Metro is shutting down the Stadium-Armory and Potomac Avenue stations, and suspending Blue Line service in and out of D.C. from Virginia from Saturday, June 18 to Sunday, July 3.
It is the 130th time Metro has shut down a station or stations entirely for planned track work, and the fourth time since January the tracks between Eastern Market and Minnesota Avenue and Benning Road are shut down, Metro’s Director of Metrobus Planning, Scheduling and Customer Service Jim Hamre said.
But all of those shutdowns have been over weekends.
“We will do the best we can, but we just can’t replace the railroad on a weekday peak-direction rush hour,” Hamre said.
Even if up to 30 percent of regular riders find a way to adjust their trips to get beyond the workzone as has happened so far in the first round-the-clock track work zone west of Ballston, the shuttle buses will only be able to carry half of the remaining riders at the peak of rush hour.
“You’re going to have to be patient, it’s going to take more time, and if you can move your travel time either earlier or later, we’ve got plenty of capacity for early mornings, midday and evenings. It’s just that peak period,” Hamre said.

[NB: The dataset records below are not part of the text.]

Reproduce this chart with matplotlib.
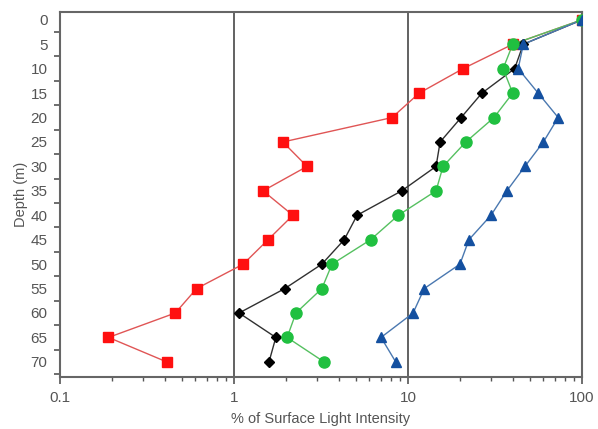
import numpy as np
import matplotlib
matplotlib.use("Agg")
from matplotlib import pyplot as plt
from matplotlib.ticker import LogLocator, NullFormatter

plt.rcParams['font.family'] = ['Liberation Sans', 'DejaVu Sans']

depth = [0, 5, 10, 15, 20, 25, 30, 35, 40, 45, 50, 55, 60, 65, 70]
red_sq = [100, 40, 20.7, 11.6, 8.1, 1.91, 2.63, 1.47, 2.18, 1.57, 1.13, 0.61, 0.46, 0.19, 0.41]
black_dm = [100, 46, 41, 26.6, 20.2, 15.3, 14.5, 9.2, 5.1, 4.3, 3.2, 1.96, 1.07, 1.74, 1.59]
green_ci = [100, 40, 35.2, 40, 31.2, 21.5, 15.9, 14.5, 8.8, 6.1, 3.66, 3.2, 2.27, 2.02, 3.29]
blue_tr = [100, 46, 43, 56, 73, 60, 47, 37, 30, 22.4, 19.9, 12.4, 10.7, 7.0, 8.5]

x_ticks = [0.1, 1, 10, 100]
x_labels = ["0.1", "1", "10", "100"]
y_ticks = list(range(0, 71, 5))

fig = plt.figure(figsize=(5.98, 4.29), dpi=100)
ax = fig.add_axes([0.1003, 0.1212, 0.8729, 0.8508])

# series: (values, line colour, marker colour, marker, size)
series = [
    (red_sq, "#e05555", "#ff1010", "s", 7.5),
    (black_dm, "#303030", "#000000", "D", 5.0),
    (green_ci, "#55c060", "#20c040", "o", 8.0),
    (blue_tr, "#4a78b0", "#1450a0", "^", 7.5),
]
for vals, lc, mc, m, ms in series:
    ax.plot(vals, depth, color=lc, lw=1.0, zorder=3)
    ax.plot(vals, depth, ls="none", marker=m, ms=ms, color=mc, mec=mc, zorder=4)

ax.set_xscale("log")
ax.set_xlim(0.1, 100)
ax.set_ylim(73.1, -1.6)

for v in [1, 10]:
    ax.axvline(v, color="#555555", lw=1.3, zorder=2)

ax.set_xticks(x_ticks)
ax.set_xticklabels(x_labels)
ax.xaxis.set_minor_locator(LogLocator(base=10, subs=np.arange(2, 10)))
ax.xaxis.set_minor_formatter(NullFormatter())
ax.tick_params(axis="x", which="major", length=5, width=1.2, color="#555555",
               labelsize=11, labelcolor="#555555", pad=5)
ax.tick_params(axis="x", which="minor", length=3, width=1.0, color="#555555")

ax.set_yticks(y_ticks)
ax.set_yticks(np.arange(2.5, 73, 5), minor=True)
ax.yaxis.set_minor_formatter(NullFormatter())
ax.tick_params(axis="y", which="major", length=0, labelsize=11, labelcolor="#555555", pad=9)
ax.tick_params(axis="y", which="minor", length=4, width=1.2, color="#555555")

for s in ax.spines.values():
    s.set_color("#666666")
    s.set_linewidth(1.5)

ax.set_xlabel("% of Surface Light Intensity", fontsize=10.5, color="#555555", labelpad=5)
ax.set_ylabel("Depth (m)", fontsize=10.5, color="#555555", labelpad=2)

fig.savefig("out.png", dpi=100)
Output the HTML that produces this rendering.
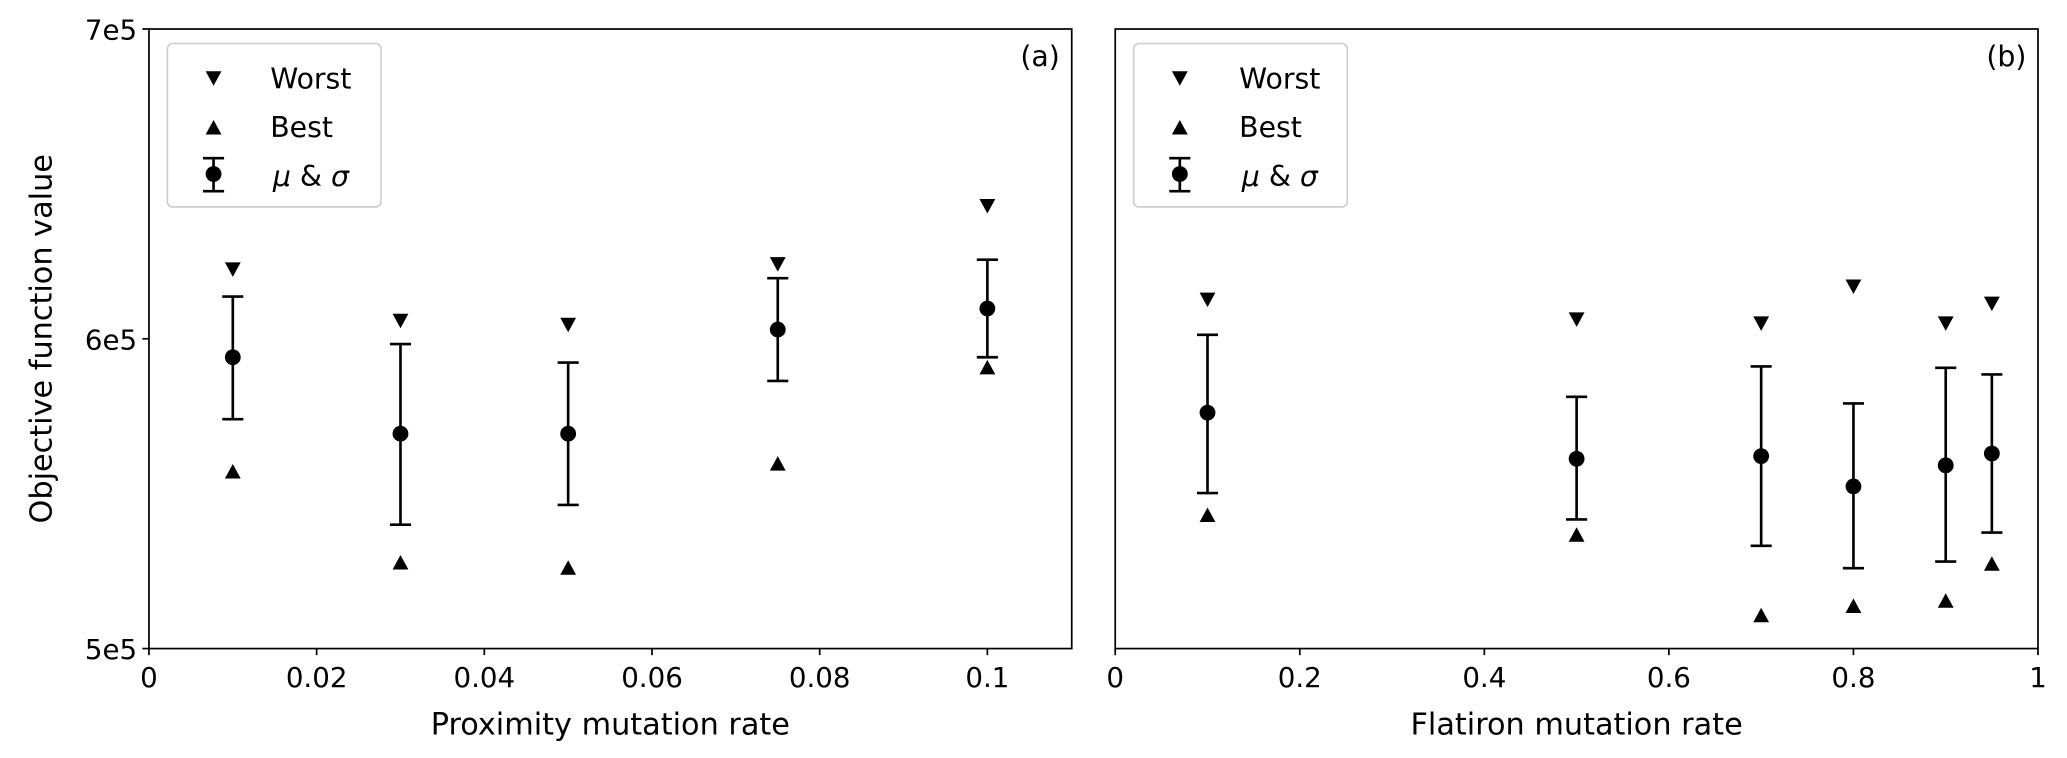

The busiest times are expected to be between 7 a.m. and 8:30 a.m. and between about 5 p.m. and 6 p.m.
In addition to the actual stations shut down, rail service is cut back significantly from normally scheduled service at all stations served by the Orange and Silver lines. The Blue Line will only be running between Franconia-Springfield and Arlington Cemetery, so the Yellow Line will be the only Metrorail route for Virginians boarding at the Pentagon and south to get into D.C.
Other options include buses into the District or to other rail lines, and MARC and VRE trains.
Metro will have more workers on hand at impacted stations than the agency did on the first day of 24/7 work last week, after confusion arose about which platform riders should go to for trains.
Hamre expects three managers and five members of the bus customer service staff around the bus areas at Eastern Market, in addition to rail workers and Metro Transit Police in stations.
“Washingtonians like to talk to somebody. They’ll look straight at a sign and ignore it, but they want to talk to somebody to know that it applies to them, and that’s what we have to reinforce,” he said.
Sullivan said Metro may limit the number of people going into or out of stations if platforms get too crowded.
At Eastern Market, the limited escalator capacity could also play a role in that decision.